I note that earlier today the labour force statistics for January were released. The ABS labour force data indicates that the global recession caused by the global financial crisis is bearing down on the Australian economy, and that once again reinforces the urgent need for the government’s Nation Building and Jobs Plan. The data today from the ABS indicates that the unemployment rate has increased from 4.5 per cent to 4.8 per cent in the month of January. When we drill down further into the figures for the increase in the unemployment rate for January, we see that full-time employment increased over the month by 33,700 but part-time employment fell by 32,600. At the same time, the number of people looking for work in seasonally adjusted terms increased during the month by 36,800, pushing the unemployment rate higher. What these figures indicate is an increase in the unemployment rate from 4.5 per cent to 4.8 per cent, with that pattern of change in the number of full-time jobs, part-time jobs and the high number of people seeking work. We believe that these figures underscore the importance of the passage of our Nation Building and Jobs Plan so that we can support employment for Australians during these difficult days following the global financial crisis and the global recession, which has moved through so many developed economies in the world and is now bearing down on our own economy.

Apart from maximising the number of opportunities for Australians to work, the government is committed to Australians having decent working conditions. That is what our Fair Work Bill was about. We are absolutely committed to safety at work. I note that the number of Australians who died at work is declining, but that is of little comfort to the families who have lost a loved one. Obviously the loss of even one person at work is a tragedy for the family involved. This bill, which members have spoken to and made contributions on, increases the amount of death benefits payable under the Australian government’s workers compensation scheme. One-off lump sum death benefits will increase from $225,594 to $400,000 and weekly periodic payments for dependent children will increase from $75.10 to $110. Both payments will be indexed to the wage-price index, issued by the Australian Bureau of Statistics. The increases will bring death benefits more closely into line with those provided under state workers compensation schemes. Obviously we want there to be parity and similarity in those benefits. This will make it fairer for the families of employees, particularly for those whose employers have joined Comcare from state schemes.

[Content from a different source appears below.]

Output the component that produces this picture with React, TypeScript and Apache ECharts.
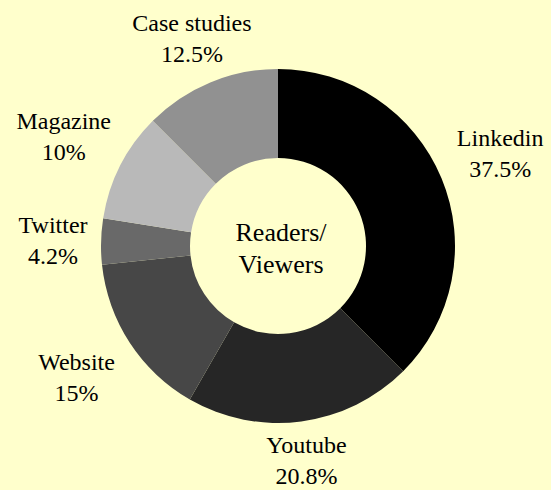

I think members of parliament are probably aware that, particularly under the former government, we did see a migration of a number of large companies from state based compensation schemes into Comcare. That is something that this government entered into a moratorium about, and we are continuing to consider that matter. Obviously when people have moved from state based schemes into Comcare the question of the benefit arrangements as they line up between those state based schemes and Comcare is very important. This bill increases benefits so that there is greater parity between state based schemes and the Comcare scheme that those people have moved into.

In bringing this bill to the parliament we are clearly acknowledging that there is nothing that can be done to bring back a loved one who has died at work. But what we do have an obligation to do—the least that we can do—is to try to deliver some greater financial certainty to those families who have faced the loss of a loved one at work. This week, as people have spoken to this bill they have shown a great deal of bipartisan concern for safety at work, and I thank them for that. In that spirit, I commend this bill to the House.

Question agreed to.

Bill read a second time.

Message from the Governor-General recommending appropriation announced.